▶ _RECORDS_
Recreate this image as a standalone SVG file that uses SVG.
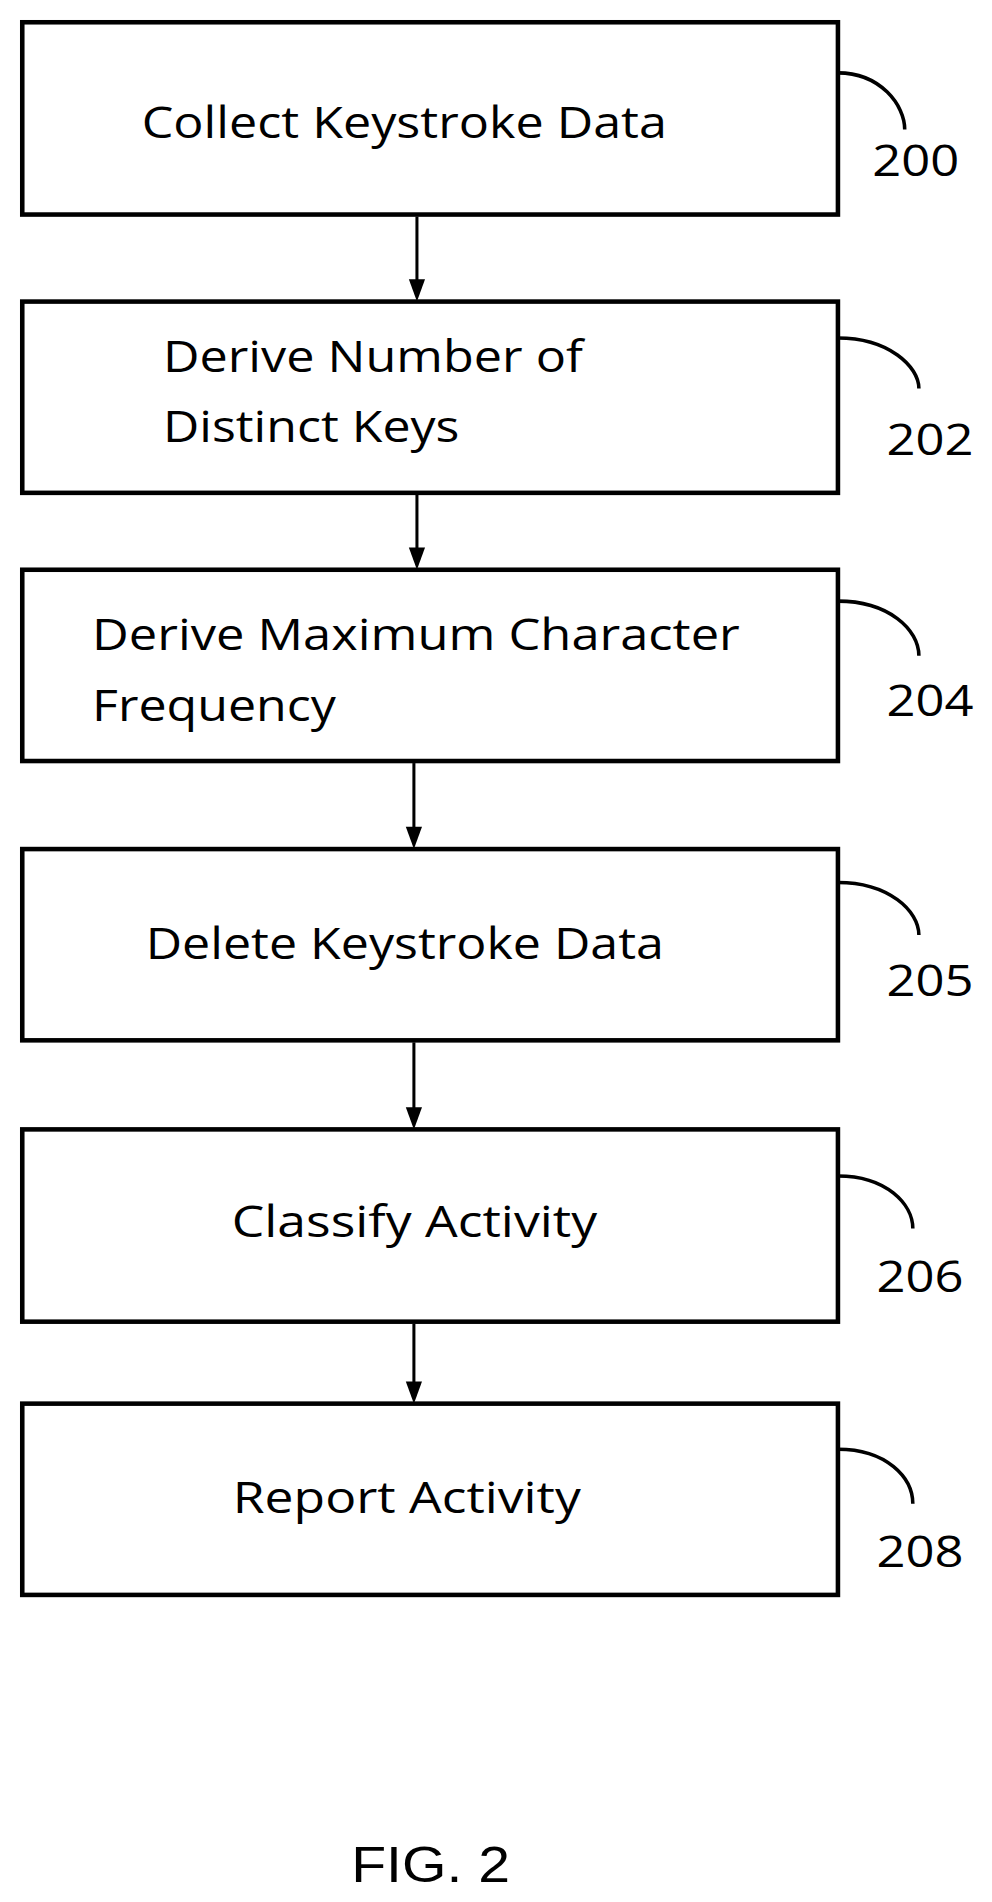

--

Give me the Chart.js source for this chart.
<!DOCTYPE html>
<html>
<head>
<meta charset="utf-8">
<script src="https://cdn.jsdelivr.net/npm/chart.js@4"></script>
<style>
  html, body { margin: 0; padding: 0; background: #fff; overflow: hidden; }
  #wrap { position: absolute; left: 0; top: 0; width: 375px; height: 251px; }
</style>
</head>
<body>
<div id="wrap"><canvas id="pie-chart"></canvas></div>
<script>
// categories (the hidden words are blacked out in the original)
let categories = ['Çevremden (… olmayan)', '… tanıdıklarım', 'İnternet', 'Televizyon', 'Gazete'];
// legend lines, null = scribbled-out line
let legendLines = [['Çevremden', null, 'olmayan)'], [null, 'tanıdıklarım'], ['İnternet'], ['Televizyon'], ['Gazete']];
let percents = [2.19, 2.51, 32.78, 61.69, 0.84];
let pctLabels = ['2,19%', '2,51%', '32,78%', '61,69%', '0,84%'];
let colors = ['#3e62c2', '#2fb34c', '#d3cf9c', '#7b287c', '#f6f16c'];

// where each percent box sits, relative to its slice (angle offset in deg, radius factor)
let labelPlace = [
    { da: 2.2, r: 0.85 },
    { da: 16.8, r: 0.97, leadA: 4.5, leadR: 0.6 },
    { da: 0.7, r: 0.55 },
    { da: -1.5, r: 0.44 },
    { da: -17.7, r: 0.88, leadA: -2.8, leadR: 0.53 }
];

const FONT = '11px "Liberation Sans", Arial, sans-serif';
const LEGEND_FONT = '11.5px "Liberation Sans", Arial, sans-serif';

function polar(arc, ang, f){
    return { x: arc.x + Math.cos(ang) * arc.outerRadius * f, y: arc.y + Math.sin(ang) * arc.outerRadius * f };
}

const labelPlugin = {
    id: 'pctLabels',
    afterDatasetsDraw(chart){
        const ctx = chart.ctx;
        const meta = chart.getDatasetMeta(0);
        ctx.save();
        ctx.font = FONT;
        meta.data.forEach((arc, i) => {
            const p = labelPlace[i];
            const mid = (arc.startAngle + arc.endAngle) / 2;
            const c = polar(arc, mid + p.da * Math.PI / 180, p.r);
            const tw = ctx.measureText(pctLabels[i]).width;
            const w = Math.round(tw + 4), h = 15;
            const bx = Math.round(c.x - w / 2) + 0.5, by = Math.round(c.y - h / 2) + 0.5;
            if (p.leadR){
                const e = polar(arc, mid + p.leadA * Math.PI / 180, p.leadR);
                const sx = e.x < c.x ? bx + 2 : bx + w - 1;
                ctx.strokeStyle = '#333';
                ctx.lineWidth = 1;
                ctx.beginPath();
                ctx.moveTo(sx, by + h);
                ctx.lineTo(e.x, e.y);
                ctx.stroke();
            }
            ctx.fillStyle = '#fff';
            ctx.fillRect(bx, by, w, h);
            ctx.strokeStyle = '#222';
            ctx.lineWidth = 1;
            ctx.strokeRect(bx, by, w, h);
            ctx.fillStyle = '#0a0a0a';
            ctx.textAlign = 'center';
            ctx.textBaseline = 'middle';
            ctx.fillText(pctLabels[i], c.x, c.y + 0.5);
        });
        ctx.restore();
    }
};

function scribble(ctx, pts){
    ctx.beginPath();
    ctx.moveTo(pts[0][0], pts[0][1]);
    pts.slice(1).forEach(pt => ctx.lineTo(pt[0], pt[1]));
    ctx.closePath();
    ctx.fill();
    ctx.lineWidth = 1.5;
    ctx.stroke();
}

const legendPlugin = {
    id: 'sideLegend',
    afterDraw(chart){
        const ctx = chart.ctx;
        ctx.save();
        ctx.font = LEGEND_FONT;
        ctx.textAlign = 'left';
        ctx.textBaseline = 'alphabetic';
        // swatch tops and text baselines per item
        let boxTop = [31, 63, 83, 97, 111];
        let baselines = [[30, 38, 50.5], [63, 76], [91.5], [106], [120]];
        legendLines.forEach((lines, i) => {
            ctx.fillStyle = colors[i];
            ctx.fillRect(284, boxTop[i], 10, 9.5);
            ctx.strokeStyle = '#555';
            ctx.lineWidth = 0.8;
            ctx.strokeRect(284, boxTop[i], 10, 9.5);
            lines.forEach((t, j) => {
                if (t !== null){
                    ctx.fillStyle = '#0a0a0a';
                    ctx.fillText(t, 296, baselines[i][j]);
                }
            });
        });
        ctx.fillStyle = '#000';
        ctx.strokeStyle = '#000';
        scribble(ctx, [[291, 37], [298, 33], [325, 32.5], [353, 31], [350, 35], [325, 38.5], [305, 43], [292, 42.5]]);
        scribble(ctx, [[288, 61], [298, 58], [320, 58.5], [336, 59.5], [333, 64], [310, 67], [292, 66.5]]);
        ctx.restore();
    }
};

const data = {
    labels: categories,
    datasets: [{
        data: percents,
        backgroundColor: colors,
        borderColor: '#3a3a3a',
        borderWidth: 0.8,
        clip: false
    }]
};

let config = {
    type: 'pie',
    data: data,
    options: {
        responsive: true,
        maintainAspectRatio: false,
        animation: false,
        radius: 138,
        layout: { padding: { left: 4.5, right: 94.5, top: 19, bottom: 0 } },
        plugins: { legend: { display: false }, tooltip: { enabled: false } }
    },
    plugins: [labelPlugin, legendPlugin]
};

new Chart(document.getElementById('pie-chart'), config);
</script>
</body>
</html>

▶ _TASK DETAILS_
From the entries above, return each line with the word "chart" in it.

▶ _OUTPUT BELOW_
Give me the Chart.js source for this chart.
<script src="https://cdn.jsdelivr.net/npm/chart.js@4"></script>
<div id="wrap"><canvas id="pie-chart"></canvas></div>
    afterDatasetsDraw(chart){
        const ctx = chart.ctx;
        const meta = chart.getDatasetMeta(0);
    afterDraw(chart){
        const ctx = chart.ctx;
new Chart(document.getElementById('pie-chart'), config);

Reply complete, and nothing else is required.